Но ничего мы не увидим, не поймем во внутреннем, если, во-первых: не будем брать Югославию в динамике, в движении (как она сейчас есть) и, во-вторых: не будем все время считаться с ее историей. Никакой народ из своей истории выскочить не может. Но он может пользоваться своим прошлым двояко: целиком тащить его за собою, словно камень по кругу, или выбирать нужное, перерабатывая его для будущего. В сербской истории, — я говорю о Сербии, — есть много, чем она может, на благо себе, воспользоваться. И похоже, что воспользуется.

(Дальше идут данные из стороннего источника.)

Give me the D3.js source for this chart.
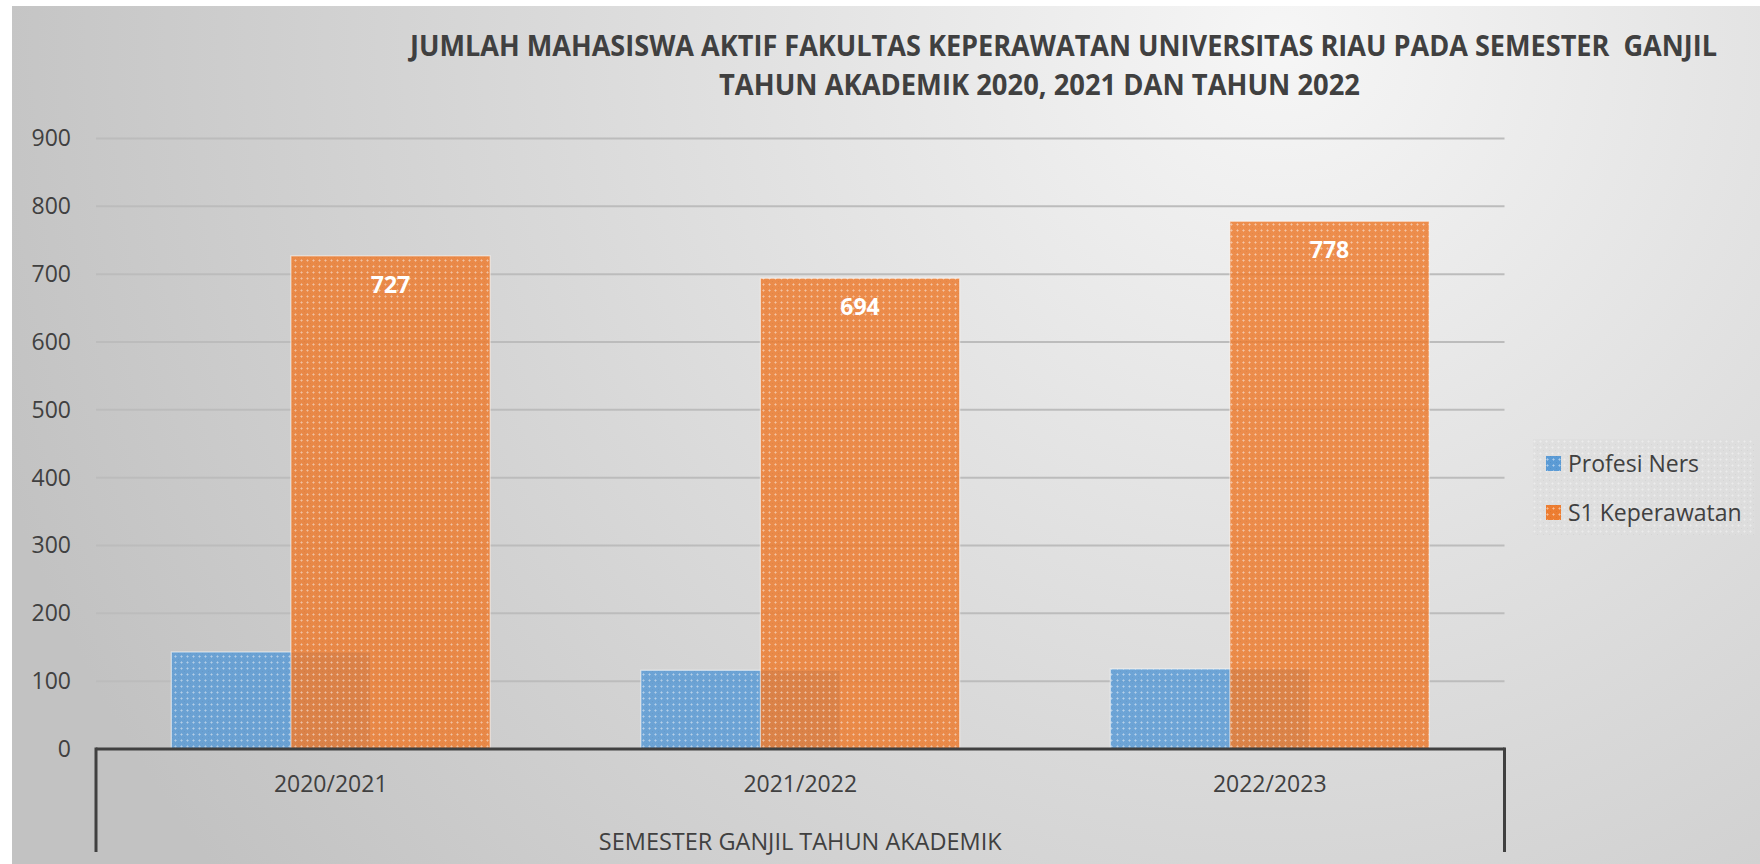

Сербия, прежде всего, насквозь демократична. Интеллигентные наши «демократы» (с приставками) понимают слово «демократия», может быть, несколько иначе. Но это не мешает существованию Сербии как страны демократичной в самом реальном смысле, по самой материи. По природе ли — не знаю; возможно, что и демократизм этот взрастила история. Равномерность инородного давления на верхи и на низы очень могла содействовать общенародной спайке. Какому-то уравнению — благодаря которому и черты известной «аристократичности», т. е. своеобразной утонченности, можно встретить одинаково и у сербского мужика, захолустного крестьянина, и у сербского интеллигента или министра. (Так мне говорили, и это похоже на правду.)